Mark Brown Arts correspondent 

Tate Britain ordered to reveal how much BP paid for sponsorship

London gallery must publish figures showing controversial income from oil giant from 2007 to 2011
  
  

BP’s sponsorship of Tate Britain has prompted protests, such as this in June 2010 featuring fake barrels of oil
BP’s sponsorship of Tate Britain has prompted protests, such as this in June 2010 featuring fake barrels of oil. Photograph: Carl Court/AFP/Getty Images

Tate Britain has been ordered to reveal how much sponsorship money it received over five years from the oil company BP after an information tribunal ruled in favour of campaigners.

The London gallery has consistently fought against attempts to force it to publish its sponsorship income, arguing that the details are commercially sensitive; campaigners say the gallery does not want people to see how “embarrassingly low” the figures were.

In December 2014, Tate was ordered to release BP sponsorship figures from 1990 to 2006, which showed it received between £150,000 and £330,000 a year over the 17-year period – a total of £3.8m.

This week, an information tribunal ordered that Tate must also disclose figures from 2007 to 2011 within 35 days. In a statement Tate said: “Tate has been notified of the tribunal’s decision, which we shall follow. We will respond within the time frame.”

The ruling came on the day after BP signed new five-year agreements worth £7.5m with four of the UK’s biggest arts organisations: the British Museum, the Royal Shakespeare Company, the Royal Opera House and the National Portrait Gallery.

Anna Galkina, a campaigner for Platform, said: “Oil branding of art is a threat to our galleries and our climate.
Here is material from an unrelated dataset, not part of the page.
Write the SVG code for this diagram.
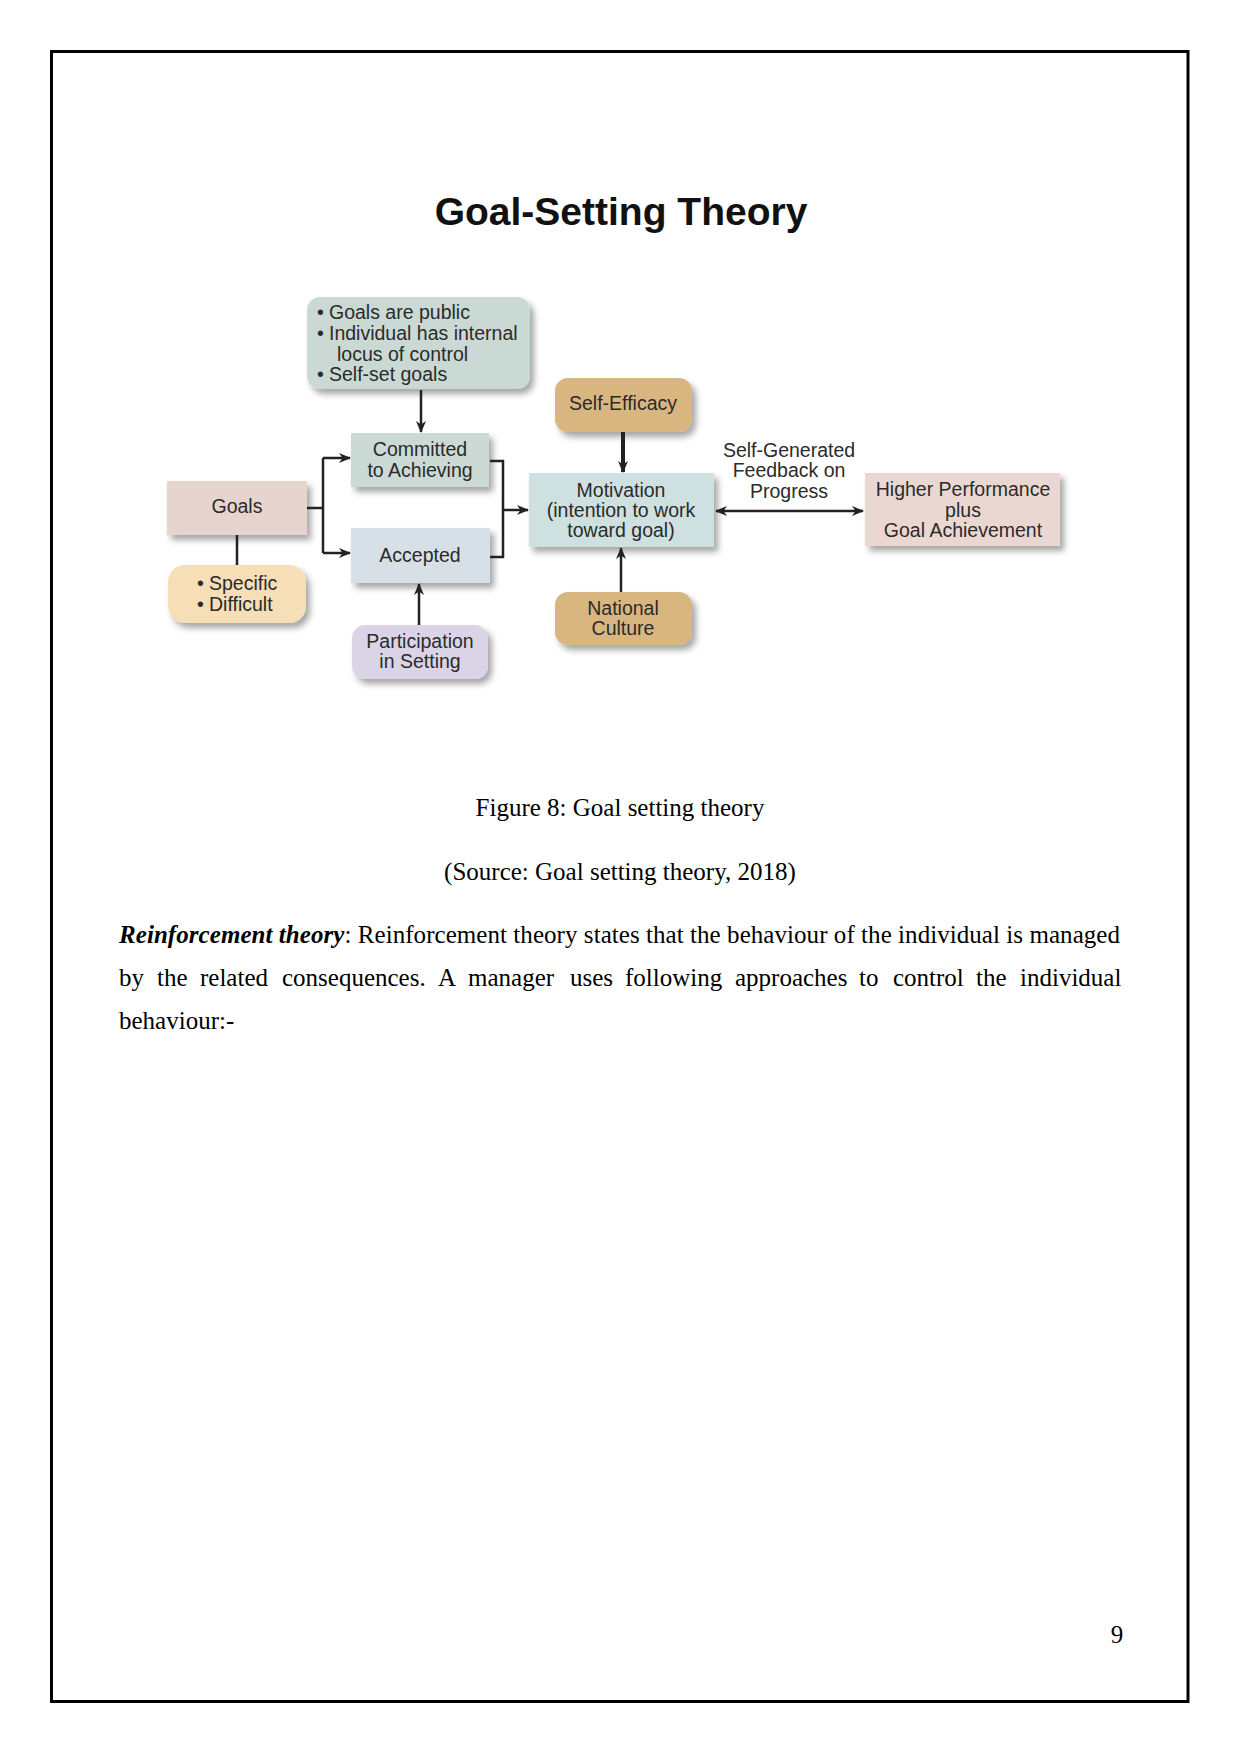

Tate has tried to hide how embarrassingly low BP sponsorship fees were. We’re delighted that the information tribunal ruled against Tate’s secrecy.”

Earlier this year, BP announced it was ending its 26-year relationship with Tate, an organisation chaired since 2009 by the former BP chief executive Lord Browne. It followed years of regular protests by campaigners Liberate Tate, including in 2010 when gallons of oily black molasses were “spilled” at Tate’s annual summer party.

Galkina said it was ironic that the ruling came out so close to what she called “an even cheaper deal” with other arts organisations.

“This is a rip-off. BP’s pocket change buys it legitimacy and access to invaluable advertising space. Sponsorship masks BP’s role in destroying indigenous lands, arming dictatorships, and wrecking our climate. These deals cannot be allowed to go on for another five years. That’s why art interventions and protests will go on.”

Arts organisations disagree and say campaigners fail to understand how necessary commercial sponsorship is and how difficult it is to raise the money elsewhere.

A former director of the British Museum, Neil MacGregor, last year called BP the museum’s closest corporate friend. “What would you want companies to do with their profits?” he asked. “Do you want them to spend them in a way that benefits the public or not?”

The NPG, British Museum, RSC and ROH on Thursday released statements praising BP for its continued sponsorship of the arts. Alex Beard, the chief executive of the ROH, said: “BP has been and remains at the forefront of corporate investment in arts and culture in the UK, and it’s wonderful for the Royal Opera House to have their commitment for a further five years.”

The campaigners’ barrister, Julianne Morrison, told theinformation tribunal: Tate decided to go ahead with BP’s sponsorship despite a major incident in Texas that killed 15 of BP’s workers, and despite the Deepwater Horizon disaster in 2010. Why did Tate renew the sponsorship? Was it right to do so? The public has a right to know the facts.

Brendan Montague, director of Request Initiative, the group that made the original request for the figures, said artists and activists had long argued that Tate was putting BP’s interests above those of the taxpayer and visitor. “The years Tate spent obstructing this request on BP’s behalf provides another point of evidence that they are right,” he said.